WHAT THE TASK REQUIRES: Beginning with the first line below, please repeat the material exactly, ending with the line that includes "import numpy as np".

SUPPLIED INFORMATION:
+++

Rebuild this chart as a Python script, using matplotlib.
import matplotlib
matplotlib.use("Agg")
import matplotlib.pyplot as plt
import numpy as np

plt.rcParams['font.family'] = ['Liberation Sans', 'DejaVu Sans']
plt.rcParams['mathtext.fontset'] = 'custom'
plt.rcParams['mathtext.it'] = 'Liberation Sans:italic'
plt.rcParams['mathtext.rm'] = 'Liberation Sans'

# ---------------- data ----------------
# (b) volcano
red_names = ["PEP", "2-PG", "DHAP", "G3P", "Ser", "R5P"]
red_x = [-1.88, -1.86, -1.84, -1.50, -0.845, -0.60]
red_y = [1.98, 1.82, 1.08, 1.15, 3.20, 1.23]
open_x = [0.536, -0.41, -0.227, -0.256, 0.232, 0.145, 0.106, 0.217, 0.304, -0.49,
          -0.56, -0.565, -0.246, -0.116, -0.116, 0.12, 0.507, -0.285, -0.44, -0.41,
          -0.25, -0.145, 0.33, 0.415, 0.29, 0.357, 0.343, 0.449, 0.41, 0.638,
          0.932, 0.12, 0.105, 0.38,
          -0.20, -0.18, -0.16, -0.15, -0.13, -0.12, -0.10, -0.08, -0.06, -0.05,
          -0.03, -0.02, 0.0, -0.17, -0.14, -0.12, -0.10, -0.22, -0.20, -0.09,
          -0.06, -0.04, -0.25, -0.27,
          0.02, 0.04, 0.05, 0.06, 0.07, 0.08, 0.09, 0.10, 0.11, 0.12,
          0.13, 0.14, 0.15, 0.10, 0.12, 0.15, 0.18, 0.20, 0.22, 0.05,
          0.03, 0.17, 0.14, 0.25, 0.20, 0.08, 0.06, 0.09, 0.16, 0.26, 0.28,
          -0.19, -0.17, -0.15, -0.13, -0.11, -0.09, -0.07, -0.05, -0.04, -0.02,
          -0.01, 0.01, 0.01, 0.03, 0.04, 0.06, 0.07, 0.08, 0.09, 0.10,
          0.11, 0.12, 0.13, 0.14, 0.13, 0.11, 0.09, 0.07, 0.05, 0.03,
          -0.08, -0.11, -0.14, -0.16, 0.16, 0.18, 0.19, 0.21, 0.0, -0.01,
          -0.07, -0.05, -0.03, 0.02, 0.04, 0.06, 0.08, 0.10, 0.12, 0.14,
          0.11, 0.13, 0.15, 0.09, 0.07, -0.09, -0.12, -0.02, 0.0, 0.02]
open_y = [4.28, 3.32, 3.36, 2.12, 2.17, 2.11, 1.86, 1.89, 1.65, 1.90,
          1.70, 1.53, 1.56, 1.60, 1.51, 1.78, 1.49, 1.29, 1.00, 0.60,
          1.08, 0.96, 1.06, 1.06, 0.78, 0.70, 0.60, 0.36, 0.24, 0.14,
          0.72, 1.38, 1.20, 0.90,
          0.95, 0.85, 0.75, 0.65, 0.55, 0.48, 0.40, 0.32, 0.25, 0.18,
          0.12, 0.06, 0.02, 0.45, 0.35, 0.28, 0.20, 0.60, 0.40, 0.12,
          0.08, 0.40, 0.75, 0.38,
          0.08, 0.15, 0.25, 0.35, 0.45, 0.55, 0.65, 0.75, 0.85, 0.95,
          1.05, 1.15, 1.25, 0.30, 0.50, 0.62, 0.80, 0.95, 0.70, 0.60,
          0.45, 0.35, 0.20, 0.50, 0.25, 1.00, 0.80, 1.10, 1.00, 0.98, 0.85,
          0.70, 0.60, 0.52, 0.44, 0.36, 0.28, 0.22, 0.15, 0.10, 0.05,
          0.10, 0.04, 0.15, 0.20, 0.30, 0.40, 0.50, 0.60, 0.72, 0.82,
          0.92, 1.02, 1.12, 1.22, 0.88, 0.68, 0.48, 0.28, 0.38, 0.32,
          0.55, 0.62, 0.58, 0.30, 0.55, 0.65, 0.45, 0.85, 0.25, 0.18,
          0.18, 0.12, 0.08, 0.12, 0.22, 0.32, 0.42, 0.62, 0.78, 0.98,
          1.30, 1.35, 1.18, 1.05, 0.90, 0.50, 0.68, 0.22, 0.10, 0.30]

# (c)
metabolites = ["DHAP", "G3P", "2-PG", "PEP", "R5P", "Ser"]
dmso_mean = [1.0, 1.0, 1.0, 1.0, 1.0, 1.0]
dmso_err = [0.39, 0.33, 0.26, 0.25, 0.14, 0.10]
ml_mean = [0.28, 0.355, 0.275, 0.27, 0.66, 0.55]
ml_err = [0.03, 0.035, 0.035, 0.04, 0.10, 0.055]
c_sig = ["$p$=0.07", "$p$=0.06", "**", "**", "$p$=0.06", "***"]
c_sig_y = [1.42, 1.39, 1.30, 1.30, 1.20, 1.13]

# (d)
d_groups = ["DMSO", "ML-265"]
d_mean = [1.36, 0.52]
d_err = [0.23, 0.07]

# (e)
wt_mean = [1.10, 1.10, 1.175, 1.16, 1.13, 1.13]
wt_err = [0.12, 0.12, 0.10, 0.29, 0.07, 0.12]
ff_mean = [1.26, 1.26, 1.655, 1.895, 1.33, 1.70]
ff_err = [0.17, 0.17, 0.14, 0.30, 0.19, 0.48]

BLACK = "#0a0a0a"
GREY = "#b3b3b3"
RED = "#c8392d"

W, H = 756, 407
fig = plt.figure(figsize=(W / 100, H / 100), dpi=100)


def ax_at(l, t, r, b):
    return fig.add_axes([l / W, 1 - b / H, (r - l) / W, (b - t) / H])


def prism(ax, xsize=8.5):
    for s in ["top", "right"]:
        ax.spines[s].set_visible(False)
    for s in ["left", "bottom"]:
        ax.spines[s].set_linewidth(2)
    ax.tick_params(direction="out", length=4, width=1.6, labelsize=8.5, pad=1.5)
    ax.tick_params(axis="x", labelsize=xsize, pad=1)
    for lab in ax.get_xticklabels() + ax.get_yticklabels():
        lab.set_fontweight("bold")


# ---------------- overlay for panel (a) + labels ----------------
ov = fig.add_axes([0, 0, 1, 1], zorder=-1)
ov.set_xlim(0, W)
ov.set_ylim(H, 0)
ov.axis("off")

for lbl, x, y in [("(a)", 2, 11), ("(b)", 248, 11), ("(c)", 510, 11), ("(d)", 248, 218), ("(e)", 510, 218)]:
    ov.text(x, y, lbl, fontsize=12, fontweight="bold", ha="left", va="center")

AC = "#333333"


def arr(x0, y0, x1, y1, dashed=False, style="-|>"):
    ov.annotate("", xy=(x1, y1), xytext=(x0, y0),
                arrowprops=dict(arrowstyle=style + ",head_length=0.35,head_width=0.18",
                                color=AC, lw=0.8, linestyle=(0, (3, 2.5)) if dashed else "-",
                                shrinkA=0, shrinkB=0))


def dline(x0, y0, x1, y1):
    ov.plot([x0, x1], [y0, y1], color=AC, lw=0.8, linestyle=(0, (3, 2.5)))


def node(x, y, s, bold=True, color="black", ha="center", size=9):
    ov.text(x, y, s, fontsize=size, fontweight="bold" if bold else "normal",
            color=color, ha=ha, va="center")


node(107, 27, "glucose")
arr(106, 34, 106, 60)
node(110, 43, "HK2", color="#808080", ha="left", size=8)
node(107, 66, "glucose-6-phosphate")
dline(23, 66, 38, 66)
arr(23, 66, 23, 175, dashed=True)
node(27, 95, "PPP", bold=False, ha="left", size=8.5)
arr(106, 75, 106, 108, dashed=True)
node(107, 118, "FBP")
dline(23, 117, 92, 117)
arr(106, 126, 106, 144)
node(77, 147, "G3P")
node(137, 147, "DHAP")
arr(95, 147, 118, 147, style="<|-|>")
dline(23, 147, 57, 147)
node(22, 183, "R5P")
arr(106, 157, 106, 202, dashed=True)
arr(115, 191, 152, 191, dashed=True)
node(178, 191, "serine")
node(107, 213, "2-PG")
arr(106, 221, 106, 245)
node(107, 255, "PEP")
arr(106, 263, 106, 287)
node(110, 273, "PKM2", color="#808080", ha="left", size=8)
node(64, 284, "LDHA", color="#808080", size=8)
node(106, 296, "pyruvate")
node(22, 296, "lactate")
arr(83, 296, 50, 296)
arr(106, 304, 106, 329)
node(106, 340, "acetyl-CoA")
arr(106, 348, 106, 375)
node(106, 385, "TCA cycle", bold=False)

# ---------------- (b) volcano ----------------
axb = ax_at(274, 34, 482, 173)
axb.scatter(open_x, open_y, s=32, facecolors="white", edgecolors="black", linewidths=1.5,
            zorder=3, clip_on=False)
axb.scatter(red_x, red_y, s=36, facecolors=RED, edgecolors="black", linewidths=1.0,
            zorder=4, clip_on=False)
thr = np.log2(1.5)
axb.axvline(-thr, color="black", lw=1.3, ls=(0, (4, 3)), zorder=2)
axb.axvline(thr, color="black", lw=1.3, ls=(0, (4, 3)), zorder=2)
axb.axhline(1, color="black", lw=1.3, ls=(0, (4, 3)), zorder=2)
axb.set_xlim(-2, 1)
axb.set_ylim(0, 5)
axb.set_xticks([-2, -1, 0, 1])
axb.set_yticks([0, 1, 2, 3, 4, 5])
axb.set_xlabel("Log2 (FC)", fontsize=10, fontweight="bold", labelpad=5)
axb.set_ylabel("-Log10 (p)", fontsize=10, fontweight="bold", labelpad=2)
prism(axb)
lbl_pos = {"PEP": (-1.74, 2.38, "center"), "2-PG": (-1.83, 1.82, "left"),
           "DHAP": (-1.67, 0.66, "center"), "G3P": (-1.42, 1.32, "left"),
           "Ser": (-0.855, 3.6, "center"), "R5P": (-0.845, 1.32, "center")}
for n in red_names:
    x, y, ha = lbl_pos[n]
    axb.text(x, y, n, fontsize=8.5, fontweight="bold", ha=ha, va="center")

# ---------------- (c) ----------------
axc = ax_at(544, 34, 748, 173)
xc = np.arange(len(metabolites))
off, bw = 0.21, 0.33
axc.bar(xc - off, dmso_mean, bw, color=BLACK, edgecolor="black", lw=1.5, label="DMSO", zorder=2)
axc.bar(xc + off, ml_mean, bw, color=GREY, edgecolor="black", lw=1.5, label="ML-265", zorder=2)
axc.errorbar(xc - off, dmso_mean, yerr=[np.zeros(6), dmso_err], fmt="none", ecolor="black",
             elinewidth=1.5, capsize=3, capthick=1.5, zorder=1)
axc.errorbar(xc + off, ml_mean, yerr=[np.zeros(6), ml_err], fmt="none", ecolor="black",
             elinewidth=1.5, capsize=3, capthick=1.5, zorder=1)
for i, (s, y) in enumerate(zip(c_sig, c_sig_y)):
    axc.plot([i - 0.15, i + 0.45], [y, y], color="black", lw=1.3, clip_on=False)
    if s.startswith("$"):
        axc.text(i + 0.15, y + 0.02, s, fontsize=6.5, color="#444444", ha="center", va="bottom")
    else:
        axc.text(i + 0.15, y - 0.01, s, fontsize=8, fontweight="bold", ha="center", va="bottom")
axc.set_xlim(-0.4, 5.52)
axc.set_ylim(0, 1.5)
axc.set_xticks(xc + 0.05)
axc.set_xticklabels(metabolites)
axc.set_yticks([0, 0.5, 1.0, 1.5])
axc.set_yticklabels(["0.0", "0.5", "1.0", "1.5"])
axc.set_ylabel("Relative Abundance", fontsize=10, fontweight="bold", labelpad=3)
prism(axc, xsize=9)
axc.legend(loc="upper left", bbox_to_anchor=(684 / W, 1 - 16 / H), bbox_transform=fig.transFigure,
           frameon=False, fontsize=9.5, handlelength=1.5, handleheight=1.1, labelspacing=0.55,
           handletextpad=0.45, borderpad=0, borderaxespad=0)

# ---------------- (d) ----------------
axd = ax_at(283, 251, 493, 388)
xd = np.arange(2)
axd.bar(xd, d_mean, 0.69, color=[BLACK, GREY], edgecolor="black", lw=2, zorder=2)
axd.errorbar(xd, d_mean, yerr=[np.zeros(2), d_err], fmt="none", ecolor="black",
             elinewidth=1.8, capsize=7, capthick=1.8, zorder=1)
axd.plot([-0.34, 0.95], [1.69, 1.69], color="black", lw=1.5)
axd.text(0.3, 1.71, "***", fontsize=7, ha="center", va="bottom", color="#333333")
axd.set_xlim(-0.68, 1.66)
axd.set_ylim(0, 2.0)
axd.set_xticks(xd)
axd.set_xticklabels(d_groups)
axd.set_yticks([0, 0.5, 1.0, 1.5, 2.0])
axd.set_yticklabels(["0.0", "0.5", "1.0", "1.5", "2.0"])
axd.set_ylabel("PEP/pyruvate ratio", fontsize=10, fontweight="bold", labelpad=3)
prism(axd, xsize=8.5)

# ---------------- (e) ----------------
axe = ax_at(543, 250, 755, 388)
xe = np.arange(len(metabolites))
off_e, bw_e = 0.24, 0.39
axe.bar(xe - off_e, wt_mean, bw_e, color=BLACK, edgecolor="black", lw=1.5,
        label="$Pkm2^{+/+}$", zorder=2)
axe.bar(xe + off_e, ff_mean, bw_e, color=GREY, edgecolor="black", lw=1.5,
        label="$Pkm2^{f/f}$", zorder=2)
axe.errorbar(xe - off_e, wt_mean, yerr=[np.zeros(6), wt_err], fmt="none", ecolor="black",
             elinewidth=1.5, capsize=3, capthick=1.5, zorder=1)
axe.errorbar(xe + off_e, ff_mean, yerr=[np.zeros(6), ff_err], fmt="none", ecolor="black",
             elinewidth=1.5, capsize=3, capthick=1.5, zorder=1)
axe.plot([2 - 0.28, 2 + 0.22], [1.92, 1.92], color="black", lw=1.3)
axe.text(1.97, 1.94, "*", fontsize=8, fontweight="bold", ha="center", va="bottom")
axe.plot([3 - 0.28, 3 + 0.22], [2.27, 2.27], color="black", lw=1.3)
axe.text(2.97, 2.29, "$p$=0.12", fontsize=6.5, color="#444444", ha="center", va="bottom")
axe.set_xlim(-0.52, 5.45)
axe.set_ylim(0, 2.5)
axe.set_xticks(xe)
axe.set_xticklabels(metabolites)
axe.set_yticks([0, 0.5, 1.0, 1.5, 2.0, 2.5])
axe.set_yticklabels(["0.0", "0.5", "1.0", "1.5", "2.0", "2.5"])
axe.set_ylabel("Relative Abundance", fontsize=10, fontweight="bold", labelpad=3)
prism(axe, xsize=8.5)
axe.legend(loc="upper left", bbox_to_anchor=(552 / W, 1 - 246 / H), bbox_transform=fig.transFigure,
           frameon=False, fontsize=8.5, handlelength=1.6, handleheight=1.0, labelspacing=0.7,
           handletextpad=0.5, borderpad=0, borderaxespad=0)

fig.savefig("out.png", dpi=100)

+++

WRITTEN SOLUTION:
Rebuild this chart as a Python script, using matplotlib.
import matplotlib
matplotlib.use("Agg")
import matplotlib.pyplot as plt
import numpy as np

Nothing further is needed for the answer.